Bloom believes politics have reached a costly stage of stalemate in the country, with extra-parliamentary resistance groups suffering such fierce and consistent repression – "their visible presence has declined because they simply can't function as a normal political movement" – that it would "not come as a surprise if the UDF eventually abandoned two fundamental cornerstones of their philosophy – non-racialism and non-violence. "If you close every door – this comes back to Mandela's trial – if every form of peaceful protest is closed off, if the only door left is violence, don't be surprised if people walk through it. I don't in any sense condone it, but it wouldn't surprise me. He is unapologetic – "quite the reverse in fact" – about the historic 1985 ANC meeting, and regrets the absence of further initiatives of this type. "It was a very constructive breakthrough. I think it is terribly important to keep a measure of contact with the ANC. One doesn't have to agree with everything they say and do (and I don't) … but I can't believe there can be any solution of South Africa's problems unless the ANC are involved in it."
This is not to say he is sanguine about the chances of dramatic initiatives in the near future: "At the time of the Lusaka trip there was more of a feeling of urgency. Businessmen are peculiar in that way. I think they've given up forms of vocal protest against government policies, for two reasons. "They've been cowed into silence by the State of Emergency, worried that what they say could be construed as a subversive statement. There's no doubt they were very frightened by what happened to Chris Ball (the First National Bank MD who was at the centre of the Munnik commission of inquiry).
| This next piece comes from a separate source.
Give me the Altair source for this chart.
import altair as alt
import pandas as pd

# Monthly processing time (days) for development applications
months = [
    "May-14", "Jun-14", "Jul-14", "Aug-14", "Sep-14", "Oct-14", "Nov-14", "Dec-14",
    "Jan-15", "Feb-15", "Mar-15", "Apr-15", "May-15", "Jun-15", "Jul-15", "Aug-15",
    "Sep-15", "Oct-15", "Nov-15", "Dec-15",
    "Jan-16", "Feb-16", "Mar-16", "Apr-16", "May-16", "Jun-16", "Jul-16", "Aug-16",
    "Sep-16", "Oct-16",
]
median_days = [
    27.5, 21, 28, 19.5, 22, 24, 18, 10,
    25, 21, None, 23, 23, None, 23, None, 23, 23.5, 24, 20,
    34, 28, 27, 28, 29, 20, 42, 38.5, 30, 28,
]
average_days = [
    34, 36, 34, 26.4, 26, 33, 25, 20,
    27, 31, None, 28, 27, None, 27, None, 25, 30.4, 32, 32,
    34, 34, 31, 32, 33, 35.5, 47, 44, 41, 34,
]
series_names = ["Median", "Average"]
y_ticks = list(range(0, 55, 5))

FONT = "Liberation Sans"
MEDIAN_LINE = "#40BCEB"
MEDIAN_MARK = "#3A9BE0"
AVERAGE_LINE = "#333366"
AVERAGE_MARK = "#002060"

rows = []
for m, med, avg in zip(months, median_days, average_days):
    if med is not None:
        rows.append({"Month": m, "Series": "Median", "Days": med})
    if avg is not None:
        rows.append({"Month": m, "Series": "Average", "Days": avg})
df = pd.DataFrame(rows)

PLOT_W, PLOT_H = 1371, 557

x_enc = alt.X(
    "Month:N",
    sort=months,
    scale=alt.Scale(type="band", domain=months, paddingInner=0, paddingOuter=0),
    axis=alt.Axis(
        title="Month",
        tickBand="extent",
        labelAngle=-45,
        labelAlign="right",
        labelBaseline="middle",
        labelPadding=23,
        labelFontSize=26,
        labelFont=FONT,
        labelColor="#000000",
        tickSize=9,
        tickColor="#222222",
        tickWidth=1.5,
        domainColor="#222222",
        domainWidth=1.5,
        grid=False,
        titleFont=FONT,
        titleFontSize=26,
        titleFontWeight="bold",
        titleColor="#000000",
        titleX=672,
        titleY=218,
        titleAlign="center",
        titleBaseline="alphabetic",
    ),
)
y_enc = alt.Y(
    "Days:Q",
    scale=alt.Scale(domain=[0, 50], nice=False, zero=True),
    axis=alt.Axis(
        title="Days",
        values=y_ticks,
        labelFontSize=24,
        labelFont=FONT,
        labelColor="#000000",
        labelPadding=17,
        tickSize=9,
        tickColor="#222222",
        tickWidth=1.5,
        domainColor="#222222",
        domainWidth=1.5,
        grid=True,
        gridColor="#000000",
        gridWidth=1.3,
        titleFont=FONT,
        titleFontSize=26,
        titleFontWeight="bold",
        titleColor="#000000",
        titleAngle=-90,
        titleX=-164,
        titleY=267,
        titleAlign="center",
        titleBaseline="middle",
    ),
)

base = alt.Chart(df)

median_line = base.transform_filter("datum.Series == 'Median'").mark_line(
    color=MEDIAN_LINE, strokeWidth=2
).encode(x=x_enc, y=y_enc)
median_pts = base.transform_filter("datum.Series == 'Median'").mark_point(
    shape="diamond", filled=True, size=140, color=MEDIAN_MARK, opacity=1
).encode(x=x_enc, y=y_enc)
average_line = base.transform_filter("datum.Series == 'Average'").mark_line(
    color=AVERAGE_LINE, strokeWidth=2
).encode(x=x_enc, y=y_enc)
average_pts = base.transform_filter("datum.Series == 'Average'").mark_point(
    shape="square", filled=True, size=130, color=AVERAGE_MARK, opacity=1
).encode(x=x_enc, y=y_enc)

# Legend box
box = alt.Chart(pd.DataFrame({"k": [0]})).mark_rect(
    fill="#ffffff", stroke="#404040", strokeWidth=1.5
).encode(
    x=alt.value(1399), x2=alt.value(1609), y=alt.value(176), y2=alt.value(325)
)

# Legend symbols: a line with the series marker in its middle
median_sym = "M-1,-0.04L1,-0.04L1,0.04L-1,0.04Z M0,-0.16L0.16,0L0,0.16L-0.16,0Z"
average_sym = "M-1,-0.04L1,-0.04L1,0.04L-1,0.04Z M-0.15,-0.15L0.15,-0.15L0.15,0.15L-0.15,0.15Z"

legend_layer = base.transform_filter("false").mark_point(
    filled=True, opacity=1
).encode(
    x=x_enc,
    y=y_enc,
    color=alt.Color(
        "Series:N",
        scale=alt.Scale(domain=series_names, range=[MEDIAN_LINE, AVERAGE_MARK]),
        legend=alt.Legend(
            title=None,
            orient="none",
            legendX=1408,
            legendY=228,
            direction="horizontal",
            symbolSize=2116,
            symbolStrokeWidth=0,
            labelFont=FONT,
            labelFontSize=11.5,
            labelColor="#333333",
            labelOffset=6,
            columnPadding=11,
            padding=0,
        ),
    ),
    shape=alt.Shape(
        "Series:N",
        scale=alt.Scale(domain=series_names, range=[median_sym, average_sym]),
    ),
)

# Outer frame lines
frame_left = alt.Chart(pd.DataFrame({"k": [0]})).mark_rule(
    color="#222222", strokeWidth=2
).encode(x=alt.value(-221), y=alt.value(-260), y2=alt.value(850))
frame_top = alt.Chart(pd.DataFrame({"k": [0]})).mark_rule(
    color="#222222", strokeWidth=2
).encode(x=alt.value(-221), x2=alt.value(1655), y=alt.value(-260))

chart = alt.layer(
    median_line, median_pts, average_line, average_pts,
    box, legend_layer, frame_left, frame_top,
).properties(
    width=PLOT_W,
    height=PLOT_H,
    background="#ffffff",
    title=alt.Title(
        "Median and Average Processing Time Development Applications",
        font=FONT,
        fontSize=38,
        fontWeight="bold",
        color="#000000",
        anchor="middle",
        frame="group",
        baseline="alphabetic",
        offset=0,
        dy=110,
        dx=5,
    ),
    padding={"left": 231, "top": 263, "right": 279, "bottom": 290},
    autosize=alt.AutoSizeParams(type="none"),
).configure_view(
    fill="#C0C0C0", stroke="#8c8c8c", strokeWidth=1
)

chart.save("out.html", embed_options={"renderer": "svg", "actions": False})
If that was intended as a message to the business community, it worked. "Secondly, there's a lull because we' re back into an economic upswing, and a lot of people have gone back to just running a business which many think is all they should be doing anyway."
He accepts that businessmen generally become politically active only when faced with economic and political crises. "I don' t think it's a coincidence that the business community became most vocal when the economy was in the worst recession for fifty years, profits were declining, and South African businessmen were shunned in the capitals of the world.
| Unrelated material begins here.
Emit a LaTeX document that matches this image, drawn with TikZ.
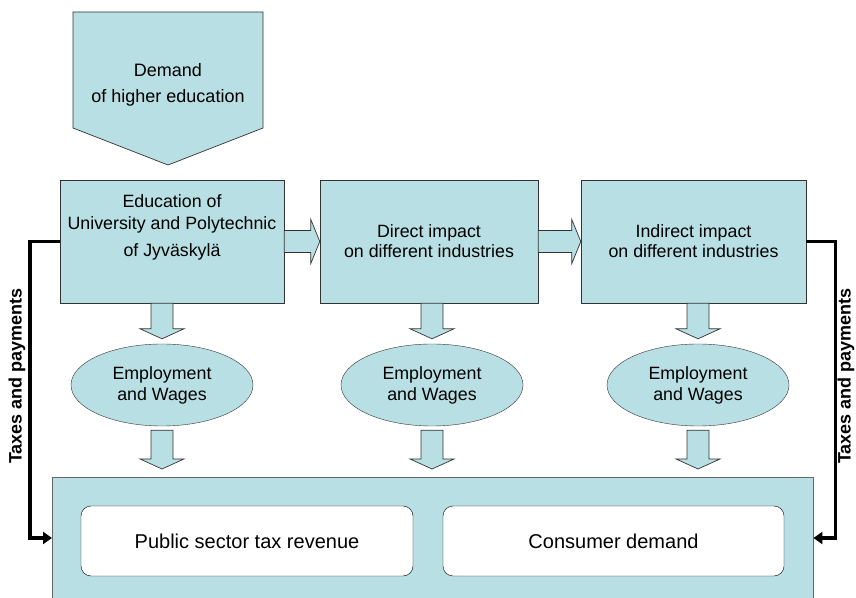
\documentclass[tikz,border=0pt]{standalone}
\usepackage{fontspec}
\setmainfont{Liberation Sans}
\usetikzlibrary{shapes.geometric,arrows.meta,calc,positioning}
\definecolor{paleblue}{RGB}{184,223,227}
\tikzset{
    box/.style={draw=black!80, fill=paleblue, minimum width=224pt, minimum height=123pt,
        inner sep=0pt, align=center, font=\fontsize{17.8}{20}\selectfont},
    oval/.style={ellipse, draw=black!80, fill=paleblue, minimum width=182pt, minimum height=82pt,
        inner sep=0pt, align=center, font=\fontsize{17.8}{21}\selectfont},
    result/.style={draw, rounded corners=10pt, fill=white, minimum height=70pt,
        font=\fontsize{20}{24}\selectfont},
    blockarrow/.style={draw=black!80, fill=paleblue, line width=0.7pt},
    payflow/.style={line width=3.5pt, -{Triangle[length=9pt,width=12pt]}},
    paylabel/.style={rotate=90, font=\bfseries\fontsize{18}{20}\selectfont},
}
% block arrow pointing down, from #1 to #2
\newcommand{\dnarrow}[2]{%
    \draw[blockarrow] let \p1=#1, \p2=#2 in
        (\x1-11pt,\y1) -- (\x1+11pt,\y1) -- (\x1+11pt,\y2+10pt) -- (\x1+22pt,\y2+10pt)
        -- (\x1,\y2) -- (\x1-22pt,\y2+10pt) -- (\x1-11pt,\y2+10pt) -- cycle;}
% block arrow pointing right, from #1 to #2
\newcommand{\rtarrow}[2]{%
    \draw[blockarrow] let \p1=#1, \p2=#2 in
        (\x1,\y1-11pt) -- (\x2-9pt,\y1-11pt) -- (\x2-9pt,\y1-22pt) -- (\x2,\y1)
        -- (\x2-9pt,\y1+22pt) -- (\x2-9pt,\y1+11pt) -- (\x1,\y1+11pt) -- cycle;}

\begin{document}
\begin{tikzpicture}[x=1pt, y=1pt]
    \useasboundingbox (0,0) rectangle (856,597);
    \clip (0,0) rectangle (856,597);
    \draw[blockarrow] (73,585) -- (263,585) -- (263,469) -- (168,432) -- (73,469) -- cycle;
    \node[align=center, font=\fontsize{18}{26}\selectfont] (demand) at (168,512) {Demand\\of higher education};

    \node[box] (edu) at (172,355.5) {};
    \node[align=center, font=\fontsize{17.8}{22}\selectfont] (edutext) at (172,370)
        {Education of\\University and Polytechnic\\[5pt]of Jyväskylä};
    \node[box, minimum width=218pt] (direct) at (429,355.5) {Direct impact\\on different industries};
    \node[box, minimum width=225pt] (indirect) at (693.5,355.5) {Indirect impact\\on different industries};

    \node[oval] (emp1) at (162,212) {Employment\\and Wages};
    \node[oval] (emp2) at (432,212) {Employment\\and Wages};
    \node[oval] (emp3) at (698,212) {Employment\\and Wages};

    \node[draw=black!60, fill=paleblue, minimum width=761pt, minimum height=130pt, anchor=north west] (economy) at (52,120) {};
    \node[result, minimum width=332pt] (tax) at (247,56) {Public sector tax revenue};
    \node[result, minimum width=341pt] (consumer) at (613.5,56) {Consumer demand};

    \rtarrow{(edu.east)}{(direct.west)}
    \rtarrow{(direct.east)}{(indirect.west)}
    \dnarrow{(edu.south -| emp1)}{($(emp1.north)+(0,5)$)}
    \dnarrow{(direct.south -| emp2)}{($(emp2.north)+(0,5)$)}
    \dnarrow{(indirect.south -| emp3)}{($(emp3.north)+(0,5)$)}
    \dnarrow{($(emp1.south)+(0,-4)$)}{($(economy.north -| emp1)+(0,8)$)}
    \dnarrow{($(emp2.south)+(0,-4)$)}{($(economy.north -| emp2)+(0,8)$)}
    \dnarrow{($(emp3.south)+(0,-4)$)}{($(economy.north -| emp3)+(0,8)$)}

    \draw[payflow] (edu.west) -| ([xshift=-22pt,yshift=-61pt]economy.north west) -- ([yshift=-61pt]economy.north west);
    \draw[payflow] (indirect.east) -| ([xshift=22pt,yshift=-61pt]economy.north east) -- ([yshift=-61pt]economy.north east);
    \node[paylabel] (taxleft) at (17,221) {Taxes and payments};
    \node[paylabel] (taxright) at (846,221) {Taxes and payments};
\end{tikzpicture}
\end{document}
"It took a crisis to evoke their conscience, let' s put it that way." However, he says, there have been important – and irreversible changes in business practices (if not principles) over the past few years. He cites the increasing importance of trade unions, and the implementation of "social responsibility" projects. "Although some businessmen now believe the unions have got too powerful, are out of control, the unions are here to stay. Our attitude at Premier has been that we have to learn to live with each other."
Bloom intends to maintain informal contacts with a range of South African political actors, including the ANC. "But with my moving, in a sense I am going to lose a powerbase, and will have to fall back onto friendships which have developed. "He continues to argue that economic advancement is "one of the quickest ways to break down discriminatory legislation in practice, in the workplace, what the legislation tries to entrench in theory. "I still don't believe in sanctions because I don't think they work, and they produce belligerency and defiance in the white community."
However, Bloom says he "likes the concept of conditionality (regarding foreign investment) … a policy which involves the carrot and stick, not only stick. "But I won't be actively campaigning on this. l' ve got to pick up my life again and start from scratch – it's going to’ take some doing." He remains on the Premier board, is not about to sell his houses in South Africa, and plans to be back in the country "at least four or five times a year. I am not severing my ties." He regards as "challenging" the opportunity to do "something different in a different atmosphere and environment. I am 49 now, that gives me another 15 years of working life." – Shaun Johnson.